Comment envisagez-vous le financement d’un tel projet ?

Nous travaillons déjà de façon étroite avec le NEPAD afin de d’élaborer un business plan.

Le 6 juillet vous avez lancé une campagne de diffusion de messages de prévention du VIH en utilisant le réseau postal universel, le syndicat mondial UNI et l’Organisation Internationale du Travail (OIT).
Est-ce parce que vous considérez que les campagnes nationales des ministères de la santé ne sont pas assez efficaces ?

Pas du tout, mais il s’agit d’un mouvement de prévention complémentaire aux actions déjà menées par les ministères. La capacité du réseau postal à toucher un grand public est immense. Ses 660.000 établissements postaux dans le monde ont envoyé 433 milliards de lettres en 2007. Cette campagne est une nouvelle forme de diplomatie qui doit trouver un écho dans toutes les familles du monde.

Quel est votre ambition pour votre mandat ?

Durant mon mandat je souhaiterais amorcer un mouvement sérieux qui permettrait à une nouvelle génération de vivre sans SIDA. . Je souhaiterais aussi que l’élimination virtuelle de la transmission du VIH de la mère à l’enfant que les pays occidentaux ont déjà réussi à obtenir devienne une réalité pour tous et que le monde n’ait plus à faire face à la terrible réalité des 300.000 bébés africains infectés chaque année par le virus.

Catherine FIANKAN-BOKONGA. Interview réalisée à Genève (Suisse).



QUI EST MICHEL SIDIBE ?

Ressortissant malien, Michel Sidibé est le Directeur exécutif d’ONUSIDA depuis le 1er décembre 2008. Il est entré dans l’organisation en 2001 en tant que Directeur du Département d’appui aux pays et aux régions.

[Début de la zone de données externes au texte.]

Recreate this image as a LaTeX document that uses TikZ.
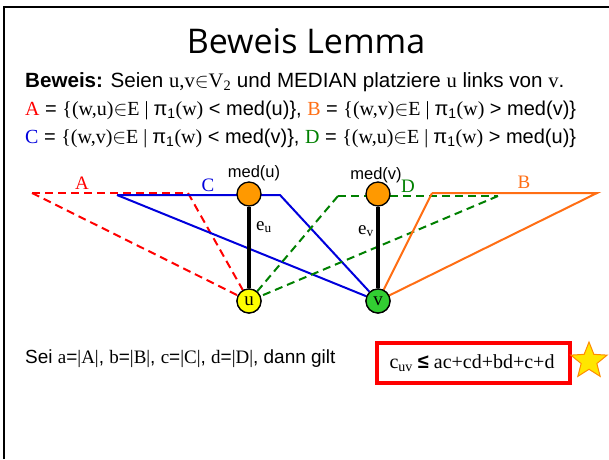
\documentclass[tikz,border=0pt]{standalone}
\usepackage{fontspec}
\setmainfont{Liberation Sans}
\newfontfamily\tms{Liberation Serif}
\newfontfamily\ttl{Open Sans}
\usetikzlibrary{shapes.geometric}
\definecolor{cred}{RGB}{255,0,0}
\definecolor{cblue}{RGB}{0,0,220}
\definecolor{cgreen}{RGB}{0,128,0}
\definecolor{corange}{RGB}{255,110,20}
\definecolor{nodeorange}{RGB}{255,153,0}
\definecolor{nodeyellow}{RGB}{255,255,0}
\definecolor{nodegreen}{RGB}{50,205,50}
\definecolor{staryellow}{RGB}{255,230,0}
\definecolor{starorange}{RGB}{255,140,0}
\tikzset{
  vert/.style={circle, draw=black, line width=1.3pt, minimum size=24pt, inner sep=0pt, font=\fontsize{19}{19}\selectfont\tms},
  txt/.style={anchor=base west, inner sep=0pt, font=\fontsize{20}{22}\selectfont},
  lbl/.style={inner sep=0pt, font=\fontsize{19}{19}\selectfont\tms},
  medlbl/.style={inner sep=0pt, font=\fontsize{16.5}{16.5}\selectfont},
  thickedge/.style={line width=3.5pt, black},
  cedge/.style={line width=2pt},
  dedge/.style={line width=2pt, dash pattern=on 8pt off 5pt},
}
\begin{document}
\begin{tikzpicture}[x=1pt,y=-1pt]
\useasboundingbox (0,0) rectangle (609,459);
% frame
\draw[line width=2.5pt] (4,459) -- (4,7) -- (609,7);
% title
\node[inner sep=0pt, font=\fontsize{34}{34}\selectfont\ttl] (title) at (306,41) {Beweis Lemma};
% text lines
\node[txt, font=\fontsize{20.6}{22}\selectfont] (l1) at (25,87) {\textbf{Beweis:} Seien {\tms u,v$\in$V\textsubscript{2}} und MEDIAN platziere {\tms u} links von {\tms v}.};
\node[txt] (l2) at (25,115) {{\tms\color{cred}A} = {\tms\{(w,u)$\in$E | }π\textsubscript{1}{\tms(w)} < med(u)\}, {\tms\color{corange}B} = {\tms\{(w,v)$\in$E | }π\textsubscript{1}{\tms(w)} > med(v)\}};
\node[txt] (l3) at (25,143) {{\tms\color{cblue}C} = {\tms\{(w,v)$\in$E | }π\textsubscript{1}{\tms(w)} < med(v)\}, {\tms\color{cgreen}D} = {\tms\{(w,u)$\in$E | }π\textsubscript{1}{\tms(w)} > med(u)\}};
% coordinates
\coordinate (a1) at (32,193);
\coordinate (a2) at (188,193);
\coordinate (c1) at (117,195);
\coordinate (c2) at (280,195);
\coordinate (d1) at (338,196);
\coordinate (d2) at (498,196);
\coordinate (b1) at (432,193);
\coordinate (b2) at (597,193);
% vertices (placed, drawn later)
\path (249,194) coordinate (pmu) (378,194) coordinate (pmv) (249,301) coordinate (pu) (378,301) coordinate (pv);
\node[vert, fill=nodeyellow] (u) at (pu) {u};
\node[vert, fill=nodegreen] (v) at (pv) {v};
% A red dashed
\draw[cred, dedge] (a1) -- (185,193);
\draw[cred, dedge] (a1) -- (u);
\draw[cred, dedge] (a2) -- (u);
% C blue
\draw[cblue, cedge] (c1) -- (c2) -- (v);
\draw[cblue, cedge] (c1) -- (v);
% D green dashed
\draw[cgreen, dedge] (d1) -- (d2);
\draw[cgreen, dedge] (d1) -- (u);
\draw[cgreen, dedge] (d2) -- (u);
% B orange
\draw[corange, cedge] (b1) -- (b2) -- (v);
\draw[corange, cedge] (b1) -- (v);
% med nodes
\node[vert, fill=nodeorange] (mu) at (pmu) {};
\node[vert, fill=nodeorange] (mv) at (pmv) {};
\draw[thickedge] (mu) -- (u);
\draw[thickedge] (mv) -- (v);
\node[vert, fill=nodeyellow] at (pu) {u};
\node[vert, fill=nodegreen] at (pv) {v};
% labels
\node[lbl, text=cred] (la) at (82,183) {A};
\node[lbl, text=cblue] (lc) at (208,185) {C};
\node[lbl, text=cgreen] (ld) at (408,186) {D};
\node[lbl, text=corange] (lb) at (524,182) {B};
\node[medlbl] (lmu) at (254,173) {med(u)};
\node[medlbl] (lmv) at (376,175) {med(v)};
\node[lbl] (eu) at (264,227) {e\textsubscript{u}};
\node[lbl] (ev) at (366,231) {e\textsubscript{v}};
% bottom line
\node[txt, font=\fontsize{19}{22}\selectfont] (l4) at (25,363) {Sei {\tms a}={\tms|A|}, {\tms b}={\tms|B|}, {\tms c}={\tms|C|}, {\tms d}={\tms|D|}, dann gilt};
\draw[cred, line width=3.5pt] (377,343) rectangle (570,383);
\node[lbl, font=\fontsize{20}{20}\selectfont\tms] (res) at (472,363) {c\textsubscript{uv} {\fontspec{Liberation Sans}\bfseries ≤} ac+cd+bd+c+d};
\node[star, star points=5, star point ratio=2.3, minimum size=38pt, inner sep=0pt, fill=staryellow, draw=starorange, line width=1pt] (star) at (589,361) {};
\end{tikzpicture}
\end{document}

Il y a supervisé une vaste réforme, reconnue pour avoir transformé ONUSIDA en un programme commun mieux ciblé et plus efficace capable de donner des résultats au niveau des pays. Il a également le rang de Secrétaire général adjoint des Nations Unies.
Michel Sidibé a débuté sa carrière dans la santé, il y a près de 30 ans au Mali, en s’impliquant dans des projets destinés aux populations nomades touaregs de la région de Tombouctou, et en travaillant pour la fédération internationale de développement « Terre des hommes ».
Il a été recruté par le Fonds des Nations Unies pour l’enfance (UNICEF) en 1987 pour travailler en République démocratique du Congo (RDC). Il a ensuite été muté au siège de l’UNICEF, à New York, avant d’exercer les fonctions de Représentant de l’UNICEF au Swaziland, au Burundi et en Ouganda.